### WHAT YOU WILL DO
The lines to extract run from the first line of the material below to the line containing "(0,0) rectangle (2048,1152);", both included; leave the pictures behind.

### DATA PROVIDED
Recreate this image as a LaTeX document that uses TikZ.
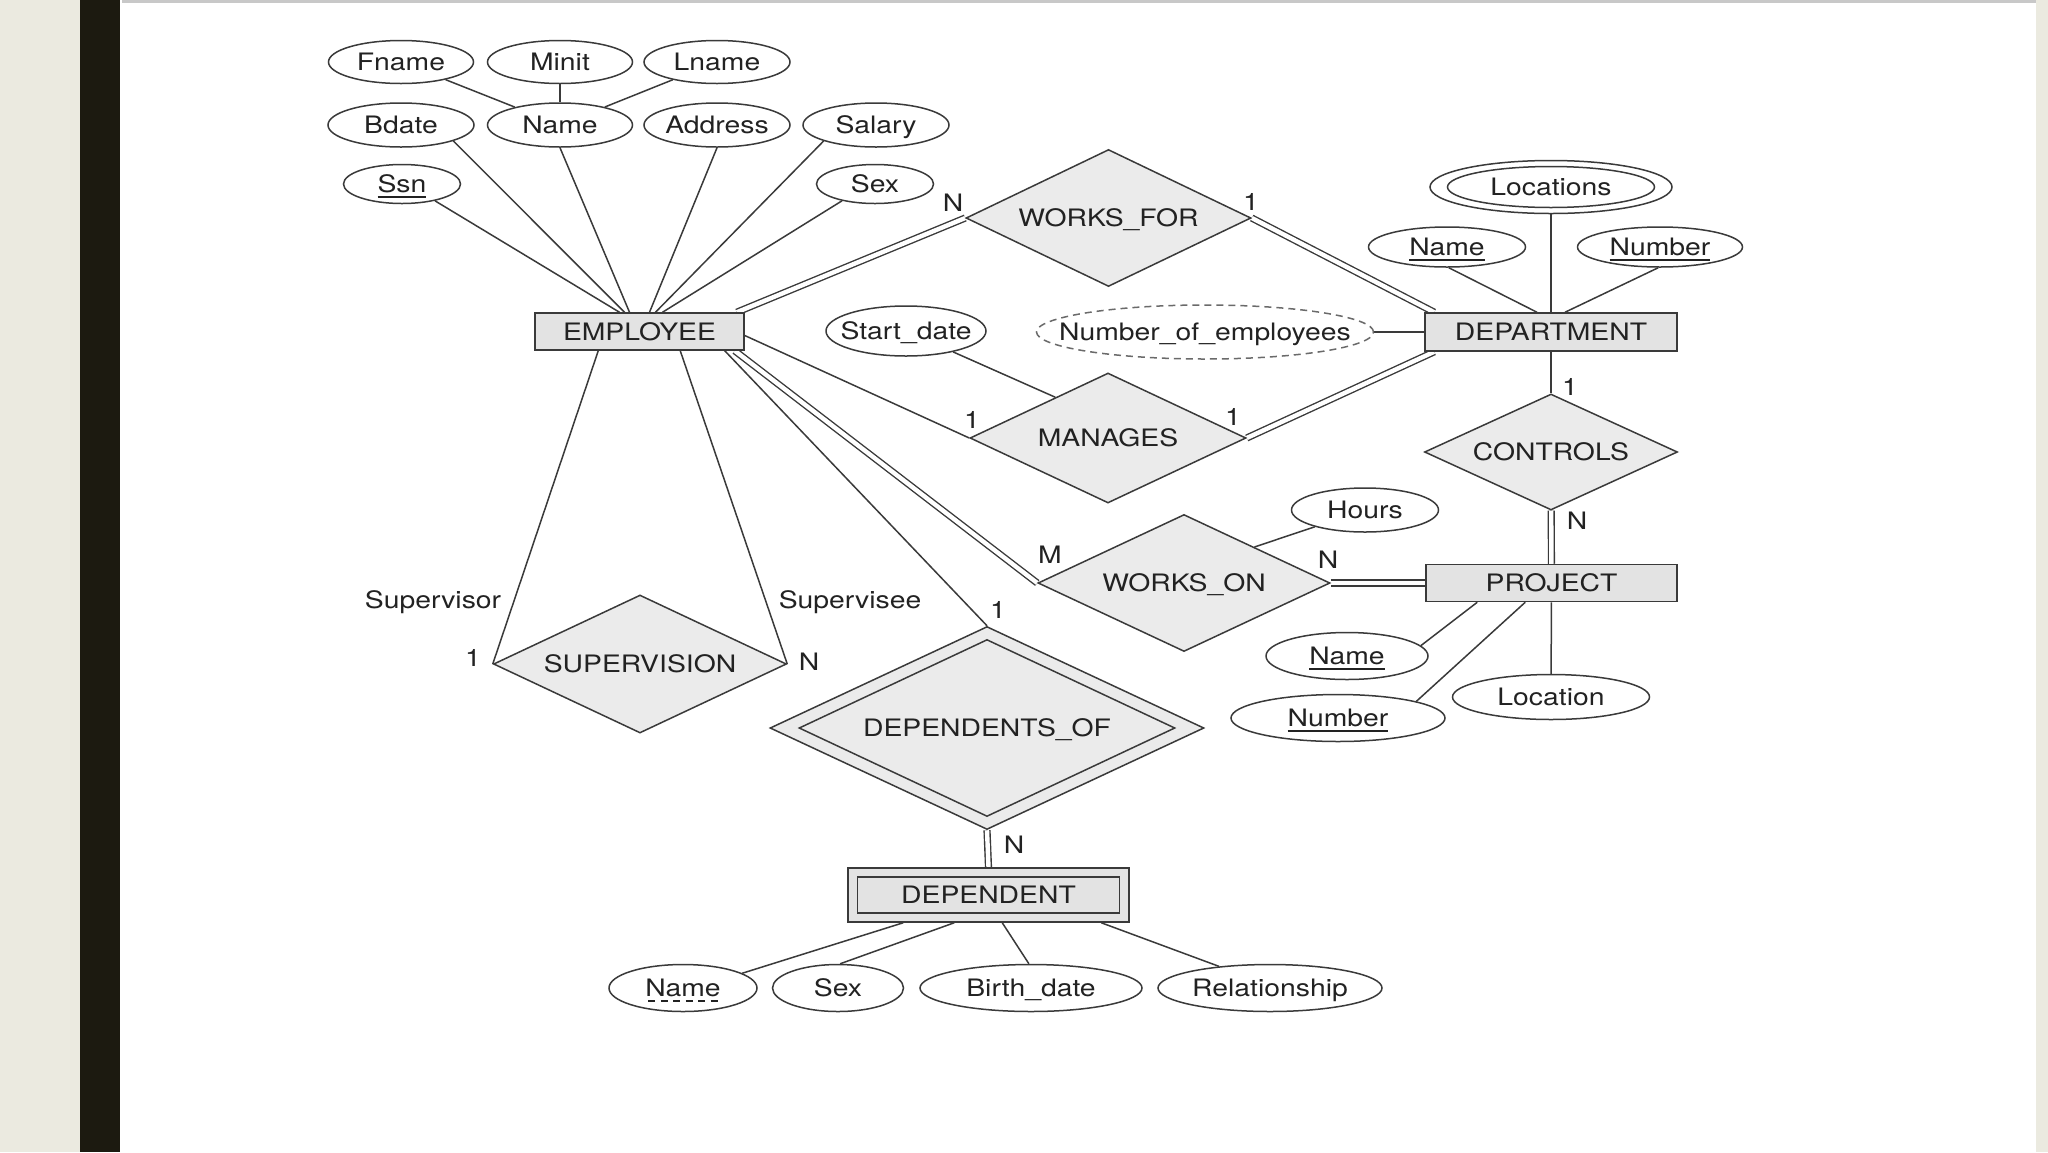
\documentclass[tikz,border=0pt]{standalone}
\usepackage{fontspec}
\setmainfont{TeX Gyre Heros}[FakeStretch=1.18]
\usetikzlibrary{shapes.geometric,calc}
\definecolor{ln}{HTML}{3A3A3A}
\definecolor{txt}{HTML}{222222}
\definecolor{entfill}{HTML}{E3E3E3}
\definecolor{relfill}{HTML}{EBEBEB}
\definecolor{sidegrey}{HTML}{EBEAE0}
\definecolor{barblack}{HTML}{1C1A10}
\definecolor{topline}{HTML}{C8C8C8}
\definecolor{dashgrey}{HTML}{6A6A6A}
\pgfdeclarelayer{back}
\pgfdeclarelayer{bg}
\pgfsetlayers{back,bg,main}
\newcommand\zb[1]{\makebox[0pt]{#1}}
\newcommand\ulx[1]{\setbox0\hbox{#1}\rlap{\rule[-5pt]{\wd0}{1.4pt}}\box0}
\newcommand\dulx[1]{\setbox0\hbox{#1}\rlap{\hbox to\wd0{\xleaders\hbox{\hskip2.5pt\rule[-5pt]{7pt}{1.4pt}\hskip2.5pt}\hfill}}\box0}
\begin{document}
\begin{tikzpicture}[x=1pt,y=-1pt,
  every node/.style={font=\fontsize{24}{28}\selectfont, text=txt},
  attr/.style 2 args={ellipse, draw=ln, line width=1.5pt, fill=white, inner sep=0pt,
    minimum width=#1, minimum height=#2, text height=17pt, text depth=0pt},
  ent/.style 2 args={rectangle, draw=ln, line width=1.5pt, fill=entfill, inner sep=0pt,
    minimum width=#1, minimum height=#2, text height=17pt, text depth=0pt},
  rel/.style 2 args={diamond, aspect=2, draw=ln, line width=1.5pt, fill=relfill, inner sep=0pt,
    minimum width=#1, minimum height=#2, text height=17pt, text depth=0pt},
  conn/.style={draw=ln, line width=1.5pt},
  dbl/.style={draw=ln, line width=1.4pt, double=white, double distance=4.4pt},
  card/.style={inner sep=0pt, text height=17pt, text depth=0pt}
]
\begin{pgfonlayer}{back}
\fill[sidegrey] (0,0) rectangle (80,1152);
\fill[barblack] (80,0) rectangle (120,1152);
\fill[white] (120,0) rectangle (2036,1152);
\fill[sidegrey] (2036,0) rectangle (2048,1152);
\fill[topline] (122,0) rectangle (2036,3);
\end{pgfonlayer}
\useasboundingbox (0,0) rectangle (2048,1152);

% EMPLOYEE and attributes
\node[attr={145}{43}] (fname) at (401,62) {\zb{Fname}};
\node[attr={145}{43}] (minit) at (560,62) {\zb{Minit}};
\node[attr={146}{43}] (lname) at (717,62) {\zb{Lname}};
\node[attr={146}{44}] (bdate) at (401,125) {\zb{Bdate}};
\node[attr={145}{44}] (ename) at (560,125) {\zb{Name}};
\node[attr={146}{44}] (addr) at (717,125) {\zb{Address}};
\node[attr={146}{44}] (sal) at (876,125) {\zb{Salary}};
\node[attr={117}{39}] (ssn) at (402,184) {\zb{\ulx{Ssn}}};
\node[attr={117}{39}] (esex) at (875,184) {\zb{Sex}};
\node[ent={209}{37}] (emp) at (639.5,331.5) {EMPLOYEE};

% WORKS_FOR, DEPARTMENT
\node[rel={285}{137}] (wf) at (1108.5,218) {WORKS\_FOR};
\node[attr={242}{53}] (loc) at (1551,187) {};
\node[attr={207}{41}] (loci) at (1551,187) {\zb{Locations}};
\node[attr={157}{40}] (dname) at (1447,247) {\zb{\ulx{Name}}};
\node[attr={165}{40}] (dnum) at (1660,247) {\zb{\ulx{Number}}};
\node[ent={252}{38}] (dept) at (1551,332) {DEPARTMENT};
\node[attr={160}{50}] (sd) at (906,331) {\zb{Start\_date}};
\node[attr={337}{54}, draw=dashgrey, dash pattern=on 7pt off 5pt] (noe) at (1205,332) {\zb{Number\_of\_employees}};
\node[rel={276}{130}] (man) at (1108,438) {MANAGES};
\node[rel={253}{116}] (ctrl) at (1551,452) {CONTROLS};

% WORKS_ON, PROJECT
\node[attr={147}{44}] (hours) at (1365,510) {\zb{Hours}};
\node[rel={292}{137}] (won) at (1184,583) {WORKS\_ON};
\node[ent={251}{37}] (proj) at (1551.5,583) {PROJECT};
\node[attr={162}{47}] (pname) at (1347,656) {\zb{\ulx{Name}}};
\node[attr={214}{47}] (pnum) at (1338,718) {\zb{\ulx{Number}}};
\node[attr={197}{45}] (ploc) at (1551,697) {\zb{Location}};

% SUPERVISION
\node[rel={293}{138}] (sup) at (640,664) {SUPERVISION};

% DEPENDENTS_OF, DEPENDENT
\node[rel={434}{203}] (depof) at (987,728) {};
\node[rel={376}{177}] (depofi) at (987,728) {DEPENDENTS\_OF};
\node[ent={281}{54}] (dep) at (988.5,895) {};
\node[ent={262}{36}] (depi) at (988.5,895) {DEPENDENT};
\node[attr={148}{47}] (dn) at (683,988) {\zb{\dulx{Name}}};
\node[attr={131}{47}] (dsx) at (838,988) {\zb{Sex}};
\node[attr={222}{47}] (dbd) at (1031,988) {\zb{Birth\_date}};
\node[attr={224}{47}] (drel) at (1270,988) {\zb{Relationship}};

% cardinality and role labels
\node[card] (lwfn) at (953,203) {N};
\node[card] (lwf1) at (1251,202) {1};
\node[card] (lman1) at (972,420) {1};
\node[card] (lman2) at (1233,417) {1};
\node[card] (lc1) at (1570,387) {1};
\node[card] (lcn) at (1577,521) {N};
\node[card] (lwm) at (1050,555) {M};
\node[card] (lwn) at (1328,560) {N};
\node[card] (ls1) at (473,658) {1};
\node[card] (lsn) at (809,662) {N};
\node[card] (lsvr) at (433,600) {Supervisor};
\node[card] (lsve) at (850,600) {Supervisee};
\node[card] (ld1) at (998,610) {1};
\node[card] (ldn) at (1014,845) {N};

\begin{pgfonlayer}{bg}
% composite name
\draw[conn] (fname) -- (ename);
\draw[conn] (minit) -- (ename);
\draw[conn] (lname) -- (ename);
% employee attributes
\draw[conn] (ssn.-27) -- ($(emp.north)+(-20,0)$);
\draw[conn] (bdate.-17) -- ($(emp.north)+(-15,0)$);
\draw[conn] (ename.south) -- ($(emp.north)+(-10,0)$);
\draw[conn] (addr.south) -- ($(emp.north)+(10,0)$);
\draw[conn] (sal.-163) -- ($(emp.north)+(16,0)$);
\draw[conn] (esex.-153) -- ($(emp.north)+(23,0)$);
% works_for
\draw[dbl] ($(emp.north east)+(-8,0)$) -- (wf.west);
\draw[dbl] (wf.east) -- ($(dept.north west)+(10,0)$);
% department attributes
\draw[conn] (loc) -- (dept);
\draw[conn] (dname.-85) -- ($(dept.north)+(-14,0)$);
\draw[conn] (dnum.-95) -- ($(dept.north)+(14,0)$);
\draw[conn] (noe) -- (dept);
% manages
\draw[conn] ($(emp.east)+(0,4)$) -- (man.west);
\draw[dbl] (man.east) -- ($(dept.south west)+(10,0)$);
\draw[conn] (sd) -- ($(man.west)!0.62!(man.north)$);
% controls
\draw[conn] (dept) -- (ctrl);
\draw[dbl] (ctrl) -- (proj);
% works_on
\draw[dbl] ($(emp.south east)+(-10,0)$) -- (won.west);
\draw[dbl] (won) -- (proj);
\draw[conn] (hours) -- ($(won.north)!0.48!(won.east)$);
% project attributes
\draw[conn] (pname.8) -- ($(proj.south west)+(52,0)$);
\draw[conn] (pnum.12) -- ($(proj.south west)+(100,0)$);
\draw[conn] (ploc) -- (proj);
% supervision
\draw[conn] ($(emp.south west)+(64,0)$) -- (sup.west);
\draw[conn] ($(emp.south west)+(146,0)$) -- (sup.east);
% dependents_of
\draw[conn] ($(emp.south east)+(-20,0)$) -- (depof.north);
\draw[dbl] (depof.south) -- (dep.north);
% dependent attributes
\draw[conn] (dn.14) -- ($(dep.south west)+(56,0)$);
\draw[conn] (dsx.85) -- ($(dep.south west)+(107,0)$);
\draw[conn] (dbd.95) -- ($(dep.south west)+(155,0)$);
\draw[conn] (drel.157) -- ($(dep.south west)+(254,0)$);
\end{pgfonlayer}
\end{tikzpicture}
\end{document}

### EXERCISE SOLUTION
Recreate this image as a LaTeX document that uses TikZ.
\documentclass[tikz,border=0pt]{standalone}
\usepackage{fontspec}
\setmainfont{TeX Gyre Heros}[FakeStretch=1.18]
\usetikzlibrary{shapes.geometric,calc}
\definecolor{ln}{HTML}{3A3A3A}
\definecolor{txt}{HTML}{222222}
\definecolor{entfill}{HTML}{E3E3E3}
\definecolor{relfill}{HTML}{EBEBEB}
\definecolor{sidegrey}{HTML}{EBEAE0}
\definecolor{barblack}{HTML}{1C1A10}
\definecolor{topline}{HTML}{C8C8C8}
\definecolor{dashgrey}{HTML}{6A6A6A}
\pgfdeclarelayer{back}
\pgfdeclarelayer{bg}
\pgfsetlayers{back,bg,main}
\newcommand\zb[1]{\makebox[0pt]{#1}}
\newcommand\ulx[1]{\setbox0\hbox{#1}\rlap{\rule[-5pt]{\wd0}{1.4pt}}\box0}
\newcommand\dulx[1]{\setbox0\hbox{#1}\rlap{\hbox to\wd0{\xleaders\hbox{\hskip2.5pt\rule[-5pt]{7pt}{1.4pt}\hskip2.5pt}\hfill}}\box0}
\begin{document}
\begin{tikzpicture}[x=1pt,y=-1pt,
  every node/.style={font=\fontsize{24}{28}\selectfont, text=txt},
  attr/.style 2 args={ellipse, draw=ln, line width=1.5pt, fill=white, inner sep=0pt,
    minimum width=#1, minimum height=#2, text height=17pt, text depth=0pt},
  ent/.style 2 args={rectangle, draw=ln, line width=1.5pt, fill=entfill, inner sep=0pt,
    minimum width=#1, minimum height=#2, text height=17pt, text depth=0pt},
  rel/.style 2 args={diamond, aspect=2, draw=ln, line width=1.5pt, fill=relfill, inner sep=0pt,
    minimum width=#1, minimum height=#2, text height=17pt, text depth=0pt},
  conn/.style={draw=ln, line width=1.5pt},
  dbl/.style={draw=ln, line width=1.4pt, double=white, double distance=4.4pt},
  card/.style={inner sep=0pt, text height=17pt, text depth=0pt}
]
\begin{pgfonlayer}{back}
\fill[sidegrey] (0,0) rectangle (80,1152);
\fill[barblack] (80,0) rectangle (120,1152);
\fill[white] (120,0) rectangle (2036,1152);
\fill[sidegrey] (2036,0) rectangle (2048,1152);
\fill[topline] (122,0) rectangle (2036,3);
\end{pgfonlayer}
\useasboundingbox (0,0) rectangle (2048,1152);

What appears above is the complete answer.